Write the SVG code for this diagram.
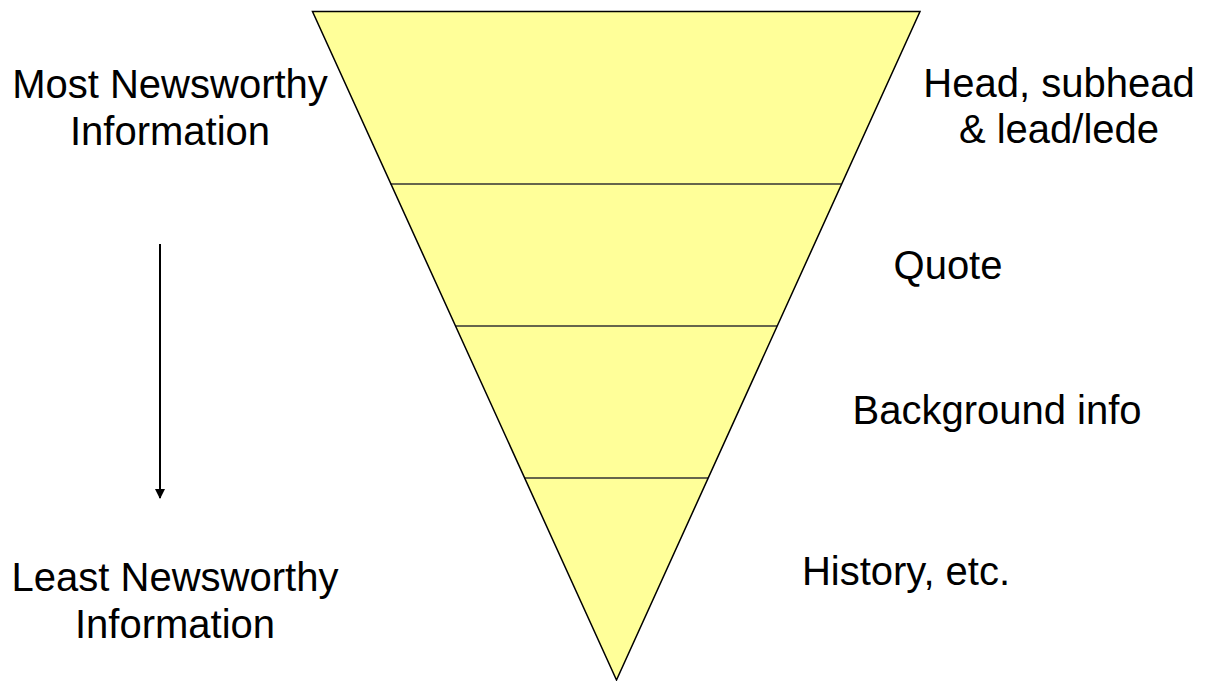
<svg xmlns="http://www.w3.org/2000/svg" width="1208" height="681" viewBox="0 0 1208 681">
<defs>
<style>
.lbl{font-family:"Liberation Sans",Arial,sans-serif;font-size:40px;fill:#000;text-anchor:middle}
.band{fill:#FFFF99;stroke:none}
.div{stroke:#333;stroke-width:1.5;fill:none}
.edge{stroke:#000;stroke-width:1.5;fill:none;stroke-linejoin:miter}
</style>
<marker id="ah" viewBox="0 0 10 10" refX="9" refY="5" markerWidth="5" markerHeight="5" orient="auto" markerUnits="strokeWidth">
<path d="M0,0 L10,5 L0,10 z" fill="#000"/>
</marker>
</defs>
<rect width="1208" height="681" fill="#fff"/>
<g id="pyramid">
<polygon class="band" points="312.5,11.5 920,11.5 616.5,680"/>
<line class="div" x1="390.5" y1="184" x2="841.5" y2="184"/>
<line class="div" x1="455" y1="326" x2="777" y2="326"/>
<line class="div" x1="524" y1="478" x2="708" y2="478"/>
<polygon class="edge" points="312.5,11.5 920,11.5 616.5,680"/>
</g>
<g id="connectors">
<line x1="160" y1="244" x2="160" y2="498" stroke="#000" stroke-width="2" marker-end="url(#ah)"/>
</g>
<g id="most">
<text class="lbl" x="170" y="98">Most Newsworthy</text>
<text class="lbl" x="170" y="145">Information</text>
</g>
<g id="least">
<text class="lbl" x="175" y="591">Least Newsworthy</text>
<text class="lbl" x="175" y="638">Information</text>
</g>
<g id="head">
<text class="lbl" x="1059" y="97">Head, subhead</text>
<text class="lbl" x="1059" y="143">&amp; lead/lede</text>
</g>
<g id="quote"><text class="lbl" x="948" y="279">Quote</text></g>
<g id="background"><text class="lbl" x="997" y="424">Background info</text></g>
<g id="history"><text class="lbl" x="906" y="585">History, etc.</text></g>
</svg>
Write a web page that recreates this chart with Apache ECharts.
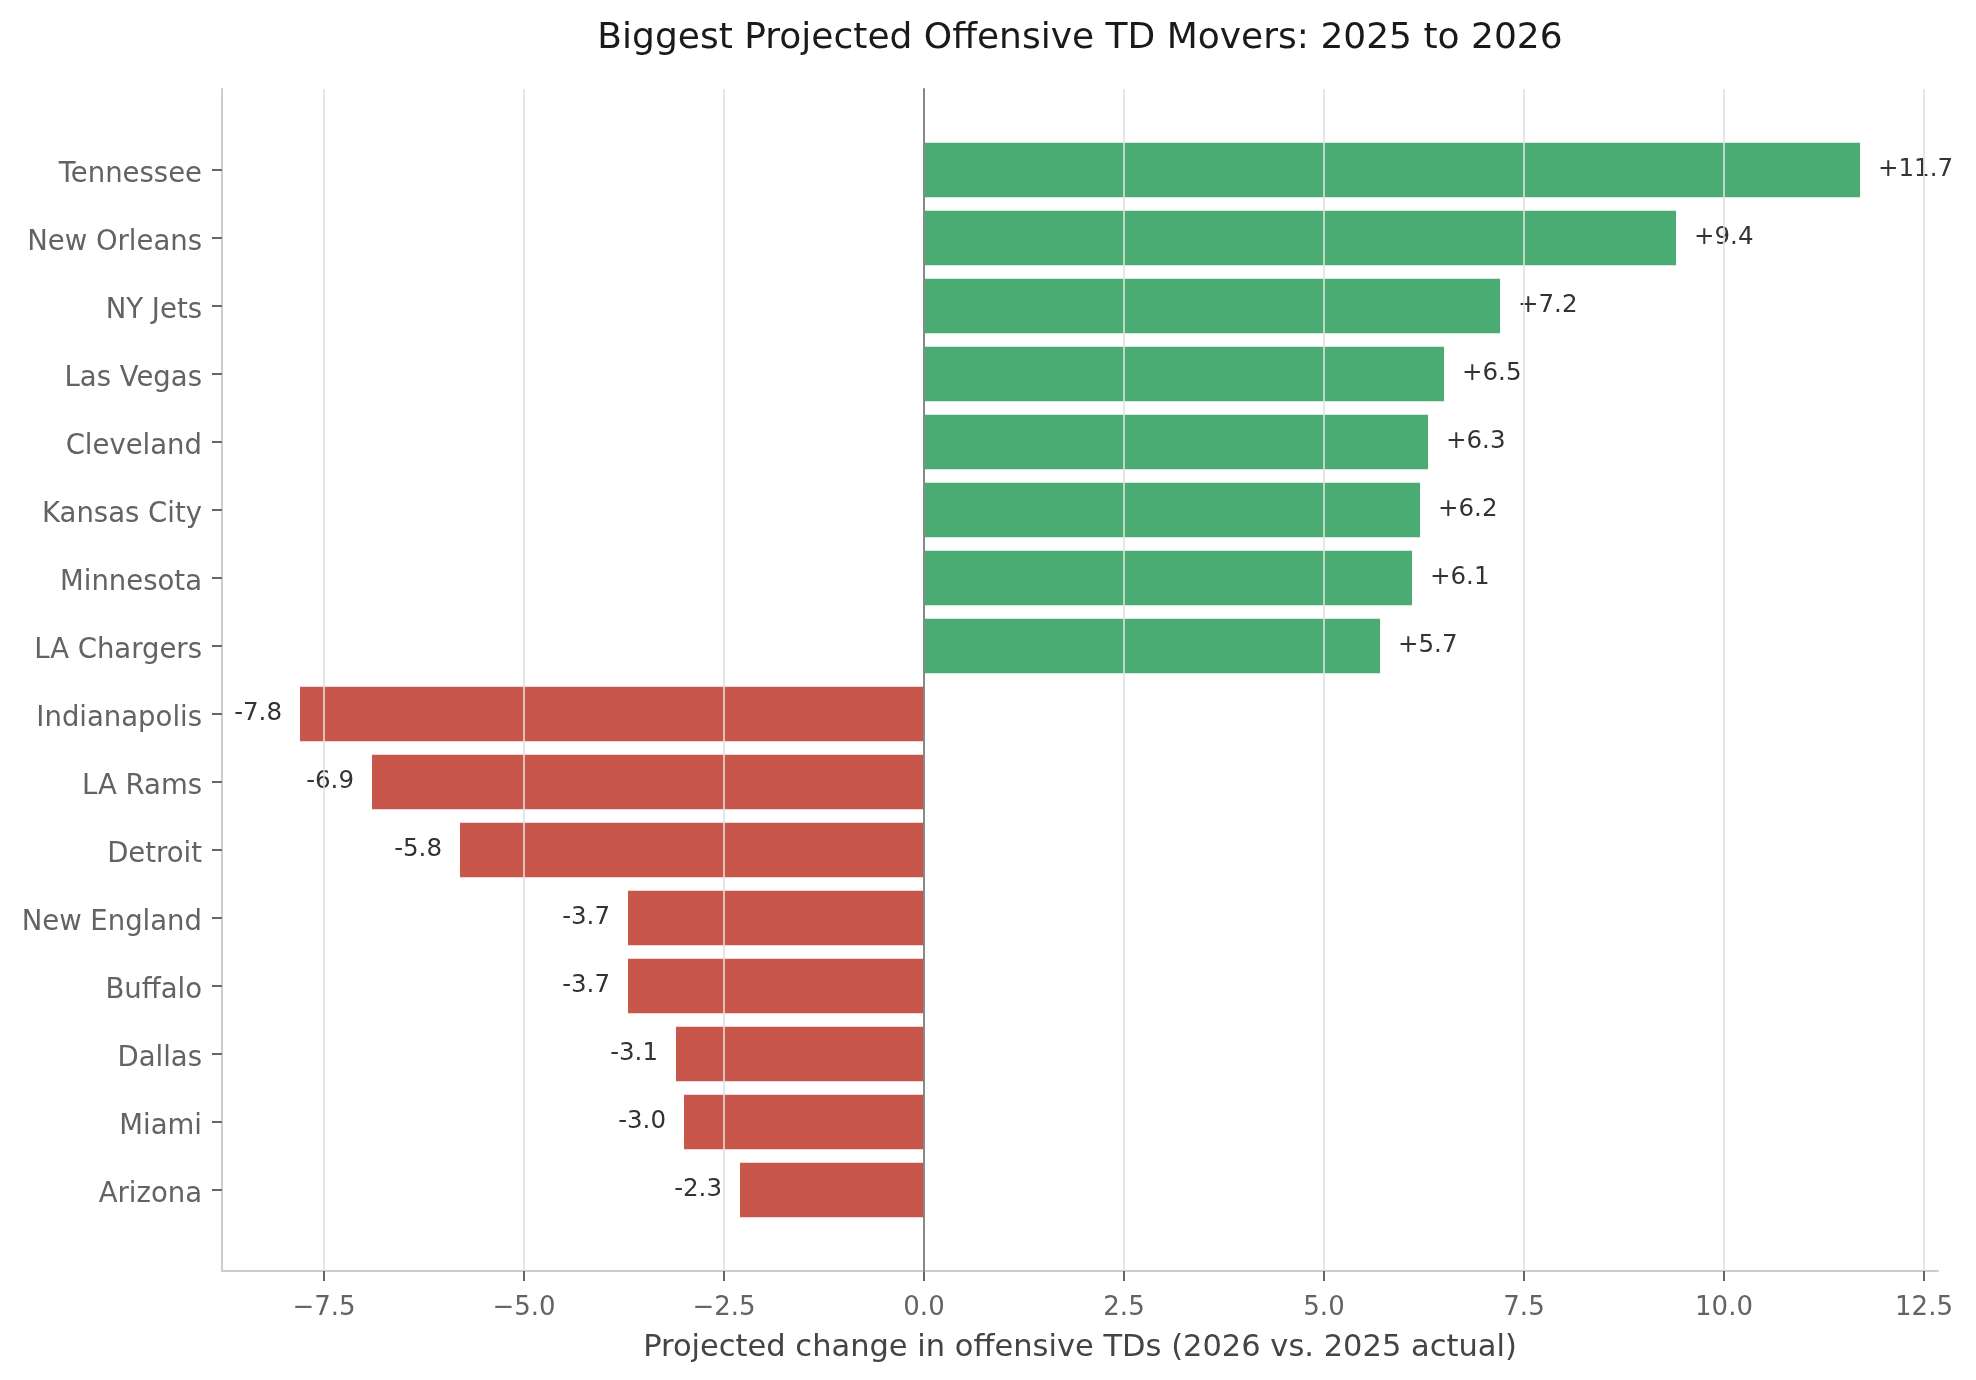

### [GOAL OF THE EXERCISE]
Transcribe all of the records above character for character. Exclude the pictures.

### [SOLUTION FOR THIS EXERCISE]
Write the SVG code for this diagram.
<svg xmlns="http://www.w3.org/2000/svg" width="1208" height="681" viewBox="0 0 1208 681">
<defs>
<style>
.lbl{font-family:"Liberation Sans",Arial,sans-serif;font-size:40px;fill:#000;text-anchor:middle}
.band{fill:#FFFF99;stroke:none}
.div{stroke:#333;stroke-width:1.5;fill:none}
.edge{stroke:#000;stroke-width:1.5;fill:none;stroke-linejoin:miter}
</style>
<marker id="ah" viewBox="0 0 10 10" refX="9" refY="5" markerWidth="5" markerHeight="5" orient="auto" markerUnits="strokeWidth">
<path d="M0,0 L10,5 L0,10 z" fill="#000"/>
</marker>
</defs>
<rect width="1208" height="681" fill="#fff"/>
<g id="pyramid">
<polygon class="band" points="312.5,11.5 920,11.5 616.5,680"/>
<line class="div" x1="390.5" y1="184" x2="841.5" y2="184"/>
<line class="div" x1="455" y1="326" x2="777" y2="326"/>
<line class="div" x1="524" y1="478" x2="708" y2="478"/>
<polygon class="edge" points="312.5,11.5 920,11.5 616.5,680"/>
</g>
<g id="connectors">
<line x1="160" y1="244" x2="160" y2="498" stroke="#000" stroke-width="2" marker-end="url(#ah)"/>
</g>
<g id="most">
<text class="lbl" x="170" y="98">Most Newsworthy</text>
<text class="lbl" x="170" y="145">Information</text>
</g>
<g id="least">
<text class="lbl" x="175" y="591">Least Newsworthy</text>
<text class="lbl" x="175" y="638">Information</text>
</g>
<g id="head">
<text class="lbl" x="1059" y="97">Head, subhead</text>
<text class="lbl" x="1059" y="143">&amp; lead/lede</text>
</g>
<g id="quote"><text class="lbl" x="948" y="279">Quote</text></g>
<g id="background"><text class="lbl" x="997" y="424">Background info</text></g>
<g id="history"><text class="lbl" x="906" y="585">History, etc.</text></g>
</svg>
Write a web page that recreates this chart with Apache ECharts.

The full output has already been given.